Not Pretty Enough helps present a fully-formed portrait of this most public of personae in an age before our current oversaturated, oversharing society.
Helen Gurley Brown has long been a polarizing figure. Since the publication of her debut, Sex and the Single Girl, she was an outspoken champion of sex for pleasure, remaining controversial to both liberal feminists and conservative middle America alike. Her multifaceted public persona and often contradictory ideologies have made her an alternately fascinating and frustrating figure, one very much the product of her own singular worldview. From backwoods, acne-scarred Southern belle to California working girl enjoying the physical pleasures of frowned-upon (premarital) sex to savior of the flagging Hearst Corporation through the dramatic revitalization of Cosmopolitan, she took on many guises throughout the whole of her fascinating life.

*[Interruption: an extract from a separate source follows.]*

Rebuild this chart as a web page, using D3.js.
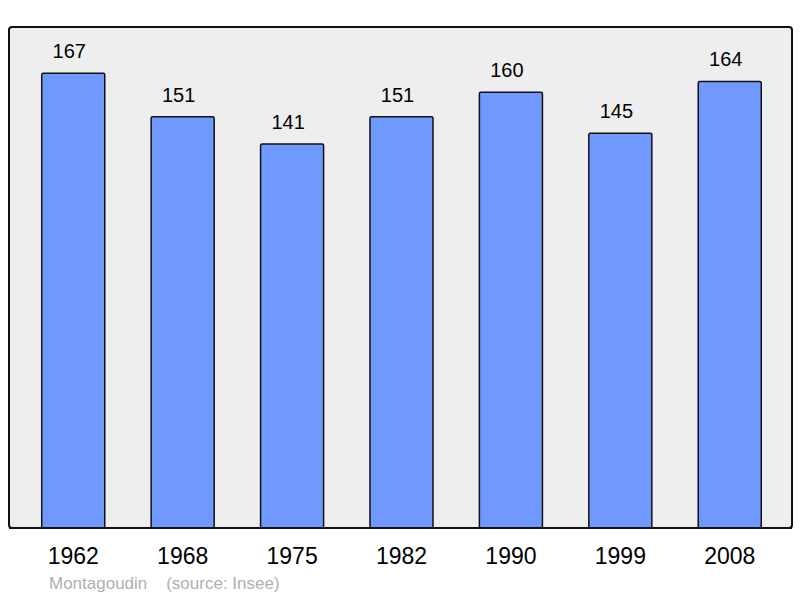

It’s easy to see how Matthew Weiner relied on Helen Gurley Brown’s Sex and the Single Girl in formulating characters like Peggy Olson on the television series “Mad Men.” Reading the biographical arc of HGB in Gerri Hirshey’s thorough (and thoroughly entertaining) Not Pretty Enough, it becomes nearly impossible to separate some of the specific incidents from the fictional counterparts inhabiting Sterling Cooper Draper Pryce. From ill-advised illicit affairs with coworkers to a life-altering, almost paternal working relationship that borders on mutual respect rather than sexual possibilities, the facts mirror an imagined fiction and vice versa. The story of HGB (this is how Hirshey chooses to refer to her throughout much of the narrative) is the story of the objectification, marginalization and professional subjugation of women in the 20th century.
That she eventually turned this notion on its ear through her celebration of unapologetic sexuality and often confounding contradictions made her both an arbiter of sexual politics and the bane of feminists everywhere due to the content she unleashed to help turn Cosmopolitan into not just a successful magazine but a female archetype to which young women would aspire. The idea of the “Cosmo girl”—a young, beautiful professional unabashed in her sexuality—helped add an air of empowerment to what had previously been seen as “loose” or “easy,” turning the tables on the men who had before used these same women for their own means. Unapologetic and very much her own person, HGB eschewed societal expectations in order to pursue the life she felt she deserved.
Not Pretty Enough helps track the making of HGB, chronologically following her rise from backwoods Arkansas hillbilly to the picture of modern sophistication and sexual confidence. Using letters, written accounts and firsthand interviews with longtime friends of the icon, Hirshey manages a fully-fleshed-out character study of a woman who always saw herself as not quite good enough (hence the title). Heavily contradictory and resolutely human in her fallibility, she proves a fascinating subject and ideal avatar for 20th century social restrictions and concerns from a female-centric point of view. Approaching her subject with both sympathy and open-mouthed chagrin, Hirshey paints an altogether loving portrait of a woman who was alternately loved and despised by everyone whose life she touched.
There’s no easy examination of a public figure so unapologetically human—from her time as a kept woman of a vicious anti-Semite to her own self-deprecatory mocking of her “hillbilly” roots to her much-publicized tips for a “semen facial” and more. Rather than attempt to rationalize or contextualize her actions from a social or chronological standpoint, Hirshey presents HGB as she was, acne scars and all. Despite her myriad flaws and social missteps, she remained true to herself, acting for better or worse as an iconoclast well into her eighties. Not Pretty Enough helps present a fully-formed portrait of this most public of personae in an age before our current oversaturated, oversharing society. A true pioneer and sexual revolutionary, HGB proves as fascinating on the page as she was in life—or perhaps vice versa.